During the years of my residence in America, I was able to appreciate and judge
in their right value the beauty and inspiration of the life which my people led in
the Holy Land. From a distance, too, I saw better the need for organizations
among our communities, and I determined to build up a fraternal union of the
young Jewish men all over the country.
Two months after my return from America, an event occurred which gave
impetus to these projects. The physician of our village, an old man who had
devoted his entire life to serving and healing the people of Palestine, without
distinction of race or religion, was driving home one evening in his carriage
from a neighboring settlement. With him was a young girl of sixteen. In a
deserted place they were set upon by four armed Arabs, who beat the old man to
unconsciousness as he tried, in vain, to defend the girl from the terrible fate
which awaited her.
Night came on. Alarmed by the absence of the physician, we young men rode
out in search of him. We finally discovered what had happened; and then and
there, in the serene moonlight of that Eastern night, with tragedy close at hand, I
made my comrades take oath on the honor of their sisters to organize themselves
into a strong society for the defense of the life and honor of our villagers and of
our people at large.
These details are, perhaps, useful for the better understanding of the disturbances
that came thick and fast when in August, 1914, the war-madness broke out
among the nations of Europe.
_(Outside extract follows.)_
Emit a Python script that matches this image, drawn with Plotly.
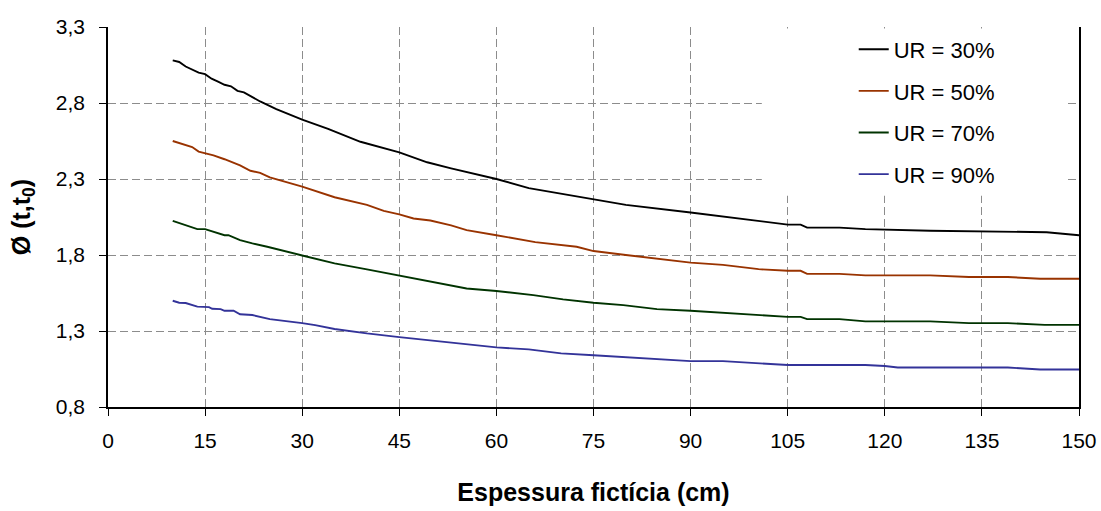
import plotly.graph_objects as go

# Espessura fictícia (cm) and creep coefficient readings for each relative humidity
x_ur30 = [10, 11, 12, 13, 14, 15, 16, 17, 18, 19, 20, 21, 22.3, 23.5, 26, 30, 34, 39, 45,
          49.3, 53, 60, 65, 75, 80, 90, 100.7, 105, 107, 108, 113, 117, 127, 135, 139, 145, 150]
ur30 = [3.08, 3.07, 3.04, 3.02, 3.00, 2.99, 2.96, 2.94, 2.92, 2.91, 2.88, 2.87, 2.84, 2.81,
        2.76, 2.69, 2.63, 2.545, 2.475, 2.41, 2.37, 2.30, 2.24, 2.17, 2.13, 2.08, 2.02, 2.00,
        2.00, 1.98, 1.98, 1.97, 1.96, 1.955, 1.95, 1.95, 1.93]

x_ur50 = [10, 11.2, 13, 14, 15, 16.3, 18, 19.2, 20.4, 22, 23.5, 25, 30, 35, 40, 42.6, 45, 47.2,
          49.8, 53, 55.4, 60, 66, 72.4, 75, 80, 90, 95, 100.5, 105, 107, 108, 113, 117, 127,
          133, 139, 144, 150]
ur50 = [2.55, 2.534, 2.51, 2.48, 2.47, 2.455, 2.43, 2.41, 2.39, 2.354, 2.34, 2.31, 2.25, 2.18,
        2.13, 2.09, 2.067, 2.04, 2.027, 1.995, 1.964, 1.93, 1.885, 1.854, 1.826, 1.80, 1.75,
        1.735, 1.707, 1.696, 1.696, 1.676, 1.676, 1.666, 1.666, 1.655, 1.655, 1.644, 1.644]

x_ur70 = [10, 11.2, 13.8, 15, 16.3, 18, 18.6, 20.4, 22.3, 24.6, 30, 35, 40, 45, 49.3, 53, 55.4,
          60, 65.7, 70.3, 75, 79.6, 84.8, 90, 95, 100.5, 105, 107, 108, 113, 117, 127, 133,
          139, 144.7, 150]
ur70 = [2.025, 2.008, 1.97, 1.97, 1.953, 1.93, 1.93, 1.898, 1.876, 1.854, 1.797, 1.745, 1.705,
        1.666, 1.63, 1.602, 1.58, 1.563, 1.536, 1.508, 1.486, 1.47, 1.444, 1.433, 1.42, 1.405,
        1.393, 1.393, 1.378, 1.378, 1.363, 1.363, 1.352, 1.352, 1.34, 1.34]

x_ur90 = [10, 11, 12, 13.8, 15.6, 16.1, 17.4, 18, 19.4, 20.4, 22.3, 25, 30, 32, 35, 40, 45, 50,
          53, 60, 65, 70, 75, 80, 85, 90, 95, 100.5, 105, 117, 120, 122, 139, 144, 150]
ur90 = [1.499, 1.486, 1.484, 1.46, 1.457, 1.446, 1.444, 1.433, 1.433, 1.41, 1.405, 1.378, 1.352,
        1.339, 1.313, 1.284, 1.26, 1.236, 1.225, 1.192, 1.179, 1.153, 1.14, 1.126, 1.113, 1.102,
        1.102, 1.087, 1.076, 1.076, 1.07, 1.06, 1.06, 1.047, 1.047]

series_names = ["UR = 30%", "UR = 50%", "UR = 70%", "UR = 90%"]
series_colors = ["#000000", "#993300", "#003300", "#333399"]

x_tick_vals = [0, 15, 30, 45, 60, 75, 90, 105, 120, 135, 150]
y_tick_vals = [0.8, 1.3, 1.8, 2.3, 2.8, 3.3]
y_tick_text = ["0,8", "1,3", "1,8", "2,3", "2,8", "3,3"]

FONT = "Liberation Sans, Arial, sans-serif"

fig = go.Figure()
for name, color, xs, ys in zip(series_names, series_colors,
                               [x_ur30, x_ur50, x_ur70, x_ur90],
                               [ur30, ur50, ur70, ur90]):
    fig.add_trace(go.Scatter(x=xs, y=ys, mode="lines", name=name, legendgroup=name,
                             line=dict(color=color, width=1.9)))

# white legend panel hiding the grid behind the legend entries
fig.add_shape(type="rect", layer="between", xref="x", yref="y",
              x0=101, x1=148.2, y0=2.19, y1=3.29,
              fillcolor="white", line=dict(width=0))

grid = dict(showgrid=True, gridcolor="#8c8c8c", gridwidth=1, griddash="8px,4px")

fig.update_layout(
    width=1101, height=511,
    margin=dict(l=107.5, r=22, t=27, b=104, autoexpand=False),
    paper_bgcolor="white", plot_bgcolor="white",
    font=dict(family=FONT, size=21, color="black"),
    showlegend=True,
    legend=dict(x=0.768, y=0.996, xanchor="left", yanchor="top",
                bgcolor="rgba(0,0,0,0)", font=dict(size=22),
                tracegroupgap=10, itemwidth=30),
    xaxis=dict(range=[0, 150], tickvals=x_tick_vals, ticks="outside", ticklen=7,
               tickcolor="black", showline=True, linecolor="black", linewidth=1.5,
               zeroline=False, tickfont=dict(size=21), ticklabelstandoff=7,
               automargin=False,
               title=dict(text="<b>Espessura fictícia (cm)</b>", font=dict(size=25),
                          standoff=33),
               **grid),
    yaxis=dict(range=[0.8, 3.3], tickvals=y_tick_vals, ticktext=y_tick_text,
               ticks="outside", ticklen=7, tickcolor="black", showline=True,
               linecolor="black", linewidth=1.5, mirror=True, zeroline=False,
               tickfont=dict(size=21), ticklabelstandoff=10, automargin=False,
               title=dict(text="<b>Ø (t,t<sub>0</sub>)</b>", font=dict(size=25),
                          standoff=18),
               **grid),
)

fig.write_html("out.html")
The repercussion was at once felt even in our
remote corner of the earth. Soon after the German invasion of Belgium the
Turkish army was mobilized and all citizens of the Empire between nineteen and
forty-five years were called to the colors. As the Young Turk Constitution of
1909 provided that all Christians and Jews were equally liable to military
service, our young men knew that they, too, would be called upon to make the
common sacrifice. For the most part, they were not unwilling to sustain the
Turkish Government. While the Constitution imposed on them the burden of
militarism, it had brought with it the compensation of freedom of religion and
equal rights; and we could not forget that for six hundred years Turkey has held
her gates wide open to the Jews who fled from the Spanish Inquisition and
similar ministrations of other civilized countries.
Of course, we never dreamed that Turkey would do anything but remain neutral.
If we had had any idea of the turn things were ultimately to take, we should have
given a different greeting to the mouchtar, or sheriff, who came to our village
with the list of mobilizable men to be called on for service. My own position was
a curious one. I had every intention of completing the process of becoming an
American citizen, which I had begun by taking out "first papers." In the eyes of
the law, however, I was still a Turkish subject, with no claim to American
protection. This was sneeringly pointed out to me by the American Consul at
Haifa, who happens to be a German; so there was no other course but to
surrender myself to the Turkish Government.